▸ Information shown:
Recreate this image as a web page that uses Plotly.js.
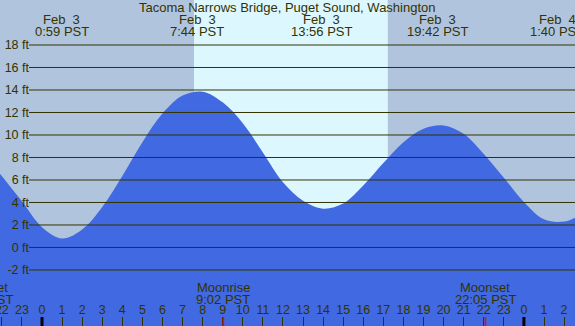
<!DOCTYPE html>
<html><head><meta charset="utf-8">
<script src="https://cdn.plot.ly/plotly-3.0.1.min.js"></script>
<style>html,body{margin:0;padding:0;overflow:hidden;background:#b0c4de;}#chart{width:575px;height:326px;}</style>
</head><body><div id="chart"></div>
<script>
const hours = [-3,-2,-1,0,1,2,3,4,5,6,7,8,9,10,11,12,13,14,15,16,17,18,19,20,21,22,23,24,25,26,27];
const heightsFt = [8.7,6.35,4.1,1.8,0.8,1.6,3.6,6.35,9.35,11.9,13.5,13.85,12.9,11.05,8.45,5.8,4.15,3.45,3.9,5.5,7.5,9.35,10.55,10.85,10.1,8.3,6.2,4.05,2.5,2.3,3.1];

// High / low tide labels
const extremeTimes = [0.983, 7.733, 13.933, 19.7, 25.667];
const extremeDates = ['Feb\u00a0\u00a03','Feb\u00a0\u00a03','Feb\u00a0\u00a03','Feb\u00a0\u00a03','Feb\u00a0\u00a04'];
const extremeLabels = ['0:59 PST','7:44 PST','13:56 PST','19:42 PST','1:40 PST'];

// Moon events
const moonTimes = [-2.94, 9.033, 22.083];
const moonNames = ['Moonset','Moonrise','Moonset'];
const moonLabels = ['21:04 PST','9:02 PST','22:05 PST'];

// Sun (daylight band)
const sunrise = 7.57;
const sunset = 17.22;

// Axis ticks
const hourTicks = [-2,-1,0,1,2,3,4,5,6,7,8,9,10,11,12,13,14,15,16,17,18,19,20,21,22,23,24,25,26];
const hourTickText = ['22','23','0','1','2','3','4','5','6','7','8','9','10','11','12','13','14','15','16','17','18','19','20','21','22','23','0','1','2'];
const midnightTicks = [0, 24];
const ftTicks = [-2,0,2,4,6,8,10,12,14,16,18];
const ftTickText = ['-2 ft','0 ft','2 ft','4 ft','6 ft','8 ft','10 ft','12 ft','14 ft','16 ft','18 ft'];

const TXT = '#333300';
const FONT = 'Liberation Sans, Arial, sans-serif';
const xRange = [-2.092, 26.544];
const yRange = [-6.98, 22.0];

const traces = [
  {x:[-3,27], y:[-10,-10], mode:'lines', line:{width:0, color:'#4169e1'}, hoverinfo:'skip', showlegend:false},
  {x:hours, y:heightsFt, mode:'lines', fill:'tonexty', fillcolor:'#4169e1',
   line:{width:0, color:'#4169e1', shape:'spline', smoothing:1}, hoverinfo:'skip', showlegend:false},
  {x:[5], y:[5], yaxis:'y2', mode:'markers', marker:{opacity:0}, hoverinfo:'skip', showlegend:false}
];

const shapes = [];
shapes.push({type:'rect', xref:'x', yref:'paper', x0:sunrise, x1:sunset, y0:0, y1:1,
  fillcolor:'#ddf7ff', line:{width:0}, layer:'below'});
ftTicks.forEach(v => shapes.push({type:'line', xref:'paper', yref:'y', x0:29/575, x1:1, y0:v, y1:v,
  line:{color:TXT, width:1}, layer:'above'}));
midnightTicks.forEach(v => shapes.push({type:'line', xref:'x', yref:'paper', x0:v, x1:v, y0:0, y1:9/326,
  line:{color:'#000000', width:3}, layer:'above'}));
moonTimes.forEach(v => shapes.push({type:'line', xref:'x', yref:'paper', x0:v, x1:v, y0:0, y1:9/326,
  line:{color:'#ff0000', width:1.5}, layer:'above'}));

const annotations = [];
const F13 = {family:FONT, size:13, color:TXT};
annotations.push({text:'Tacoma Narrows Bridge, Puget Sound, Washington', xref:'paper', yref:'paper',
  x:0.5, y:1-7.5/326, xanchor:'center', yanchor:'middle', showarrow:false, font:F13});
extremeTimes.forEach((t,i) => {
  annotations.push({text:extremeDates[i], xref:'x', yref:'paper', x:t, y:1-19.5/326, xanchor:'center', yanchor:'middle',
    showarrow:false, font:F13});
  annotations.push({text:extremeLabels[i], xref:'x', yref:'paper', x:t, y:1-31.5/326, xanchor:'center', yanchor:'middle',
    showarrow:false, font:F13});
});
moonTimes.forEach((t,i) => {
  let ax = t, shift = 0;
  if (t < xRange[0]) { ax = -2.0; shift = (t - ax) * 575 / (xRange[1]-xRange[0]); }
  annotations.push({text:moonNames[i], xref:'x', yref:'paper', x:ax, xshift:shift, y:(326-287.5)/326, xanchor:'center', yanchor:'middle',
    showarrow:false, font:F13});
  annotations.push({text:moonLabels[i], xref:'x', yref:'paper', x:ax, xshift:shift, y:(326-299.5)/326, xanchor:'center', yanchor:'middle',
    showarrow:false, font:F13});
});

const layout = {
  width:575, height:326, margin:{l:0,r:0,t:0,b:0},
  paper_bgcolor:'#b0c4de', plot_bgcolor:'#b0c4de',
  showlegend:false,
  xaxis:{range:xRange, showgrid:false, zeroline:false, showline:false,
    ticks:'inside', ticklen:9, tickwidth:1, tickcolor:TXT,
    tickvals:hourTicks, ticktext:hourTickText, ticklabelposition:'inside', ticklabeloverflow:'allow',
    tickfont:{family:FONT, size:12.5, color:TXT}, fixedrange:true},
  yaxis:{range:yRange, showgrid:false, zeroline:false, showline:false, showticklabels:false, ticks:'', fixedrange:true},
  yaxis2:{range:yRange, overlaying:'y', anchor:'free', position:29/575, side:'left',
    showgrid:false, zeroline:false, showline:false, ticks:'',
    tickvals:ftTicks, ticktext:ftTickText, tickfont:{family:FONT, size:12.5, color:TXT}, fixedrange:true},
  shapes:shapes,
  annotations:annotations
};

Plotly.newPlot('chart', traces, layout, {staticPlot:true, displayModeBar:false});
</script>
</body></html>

▸ The problem:
Your task is to repeat the data above exactly while excluding the pictures.

▸ The completed task:
Recreate this image as a web page that uses Plotly.js.
<!DOCTYPE html>
<html><head><meta charset="utf-8">
<script src="https://cdn.plot.ly/plotly-3.0.1.min.js"></script>
<style>html,body{margin:0;padding:0;overflow:hidden;background:#b0c4de;}#chart{width:575px;height:326px;}</style>
</head><body><div id="chart"></div>
<script>
const hours = [-3,-2,-1,0,1,2,3,4,5,6,7,8,9,10,11,12,13,14,15,16,17,18,19,20,21,22,23,24,25,26,27];
const heightsFt = [8.7,6.35,4.1,1.8,0.8,1.6,3.6,6.35,9.35,11.9,13.5,13.85,12.9,11.05,8.45,5.8,4.15,3.45,3.9,5.5,7.5,9.35,10.55,10.85,10.1,8.3,6.2,4.05,2.5,2.3,3.1];

// High / low tide labels
const extremeTimes = [0.983, 7.733, 13.933, 19.7, 25.667];
const extremeDates = ['Feb\u00a0\u00a03','Feb\u00a0\u00a03','Feb\u00a0\u00a03','Feb\u00a0\u00a03','Feb\u00a0\u00a04'];
const extremeLabels = ['0:59 PST','7:44 PST','13:56 PST','19:42 PST','1:40 PST'];

// Moon events
const moonTimes = [-2.94, 9.033, 22.083];
const moonNames = ['Moonset','Moonrise','Moonset'];
const moonLabels = ['21:04 PST','9:02 PST','22:05 PST'];

// Sun (daylight band)
const sunrise = 7.57;
const sunset = 17.22;

// Axis ticks
const hourTicks = [-2,-1,0,1,2,3,4,5,6,7,8,9,10,11,12,13,14,15,16,17,18,19,20,21,22,23,24,25,26];
const hourTickText = ['22','23','0','1','2','3','4','5','6','7','8','9','10','11','12','13','14','15','16','17','18','19','20','21','22','23','0','1','2'];
const midnightTicks = [0, 24];
const ftTicks = [-2,0,2,4,6,8,10,12,14,16,18];
const ftTickText = ['-2 ft','0 ft','2 ft','4 ft','6 ft','8 ft','10 ft','12 ft','14 ft','16 ft','18 ft'];

const TXT = '#333300';
const FONT = 'Liberation Sans, Arial, sans-serif';
const xRange = [-2.092, 26.544];
const yRange = [-6.98, 22.0];

const traces = [
  {x:[-3,27], y:[-10,-10], mode:'lines', line:{width:0, color:'#4169e1'}, hoverinfo:'skip', showlegend:false},
  {x:hours, y:heightsFt, mode:'lines', fill:'tonexty', fillcolor:'#4169e1',
   line:{width:0, color:'#4169e1', shape:'spline', smoothing:1}, hoverinfo:'skip', showlegend:false},
  {x:[5], y:[5], yaxis:'y2', mode:'markers', marker:{opacity:0}, hoverinfo:'skip', showlegend:false}
];

const shapes = [];
shapes.push({type:'rect', xref:'x', yref:'paper', x0:sunrise, x1:sunset, y0:0, y1:1,
  fillcolor:'#ddf7ff', line:{width:0}, layer:'below'});
ftTicks.forEach(v => shapes.push({type:'line', xref:'paper', yref:'y', x0:29/575, x1:1, y0:v, y1:v,
  line:{color:TXT, width:1}, layer:'above'}));
midnightTicks.forEach(v => shapes.push({type:'line', xref:'x', yref:'paper', x0:v, x1:v, y0:0, y1:9/326,
  line:{color:'#000000', width:3}, layer:'above'}));
moonTimes.forEach(v => shapes.push({type:'line', xref:'x', yref:'paper', x0:v, x1:v, y0:0, y1:9/326,
  line:{color:'#ff0000', width:1.5}, layer:'above'}));

const annotations = [];
const F13 = {family:FONT, size:13, color:TXT};
annotations.push({text:'Tacoma Narrows Bridge, Puget Sound, Washington', xref:'paper', yref:'paper',
  x:0.5, y:1-7.5/326, xanchor:'center', yanchor:'middle', showarrow:false, font:F13});
extremeTimes.forEach((t,i) => {
  annotations.push({text:extremeDates[i], xref:'x', yref:'paper', x:t, y:1-19.5/326, xanchor:'center', yanchor:'middle',
    showarrow:false, font:F13});
  annotations.push({text:extremeLabels[i], xref:'x', yref:'paper', x:t, y:1-31.5/326, xanchor:'center', yanchor:'middle',
    showarrow:false, font:F13});
});
moonTimes.forEach((t,i) => {
  let ax = t, shift = 0;
  if (t < xRange[0]) { ax = -2.0; shift = (t - ax) * 575 / (xRange[1]-xRange[0]); }
  annotations.push({text:moonNames[i], xref:'x', yref:'paper', x:ax, xshift:shift, y:(326-287.5)/326, xanchor:'center', yanchor:'middle',
    showarrow:false, font:F13});
  annotations.push({text:moonLabels[i], xref:'x', yref:'paper', x:ax, xshift:shift, y:(326-299.5)/326, xanchor:'center', yanchor:'middle',
    showarrow:false, font:F13});
});

const layout = {
  width:575, height:326, margin:{l:0,r:0,t:0,b:0},
  paper_bgcolor:'#b0c4de', plot_bgcolor:'#b0c4de',
  showlegend:false,
  xaxis:{range:xRange, showgrid:false, zeroline:false, showline:false,
    ticks:'inside', ticklen:9, tickwidth:1, tickcolor:TXT,
    tickvals:hourTicks, ticktext:hourTickText, ticklabelposition:'inside', ticklabeloverflow:'allow',
    tickfont:{family:FONT, size:12.5, color:TXT}, fixedrange:true},
  yaxis:{range:yRange, showgrid:false, zeroline:false, showline:false, showticklabels:false, ticks:'', fixedrange:true},
  yaxis2:{range:yRange, overlaying:'y', anchor:'free', position:29/575, side:'left',
    showgrid:false, zeroline:false, showline:false, ticks:'',
    tickvals:ftTicks, ticktext:ftTickText, tickfont:{family:FONT, size:12.5, color:TXT}, fixedrange:true},
  shapes:shapes,
  annotations:annotations
};

Plotly.newPlot('chart', traces, layout, {staticPlot:true, displayModeBar:false});
</script>
</body></html>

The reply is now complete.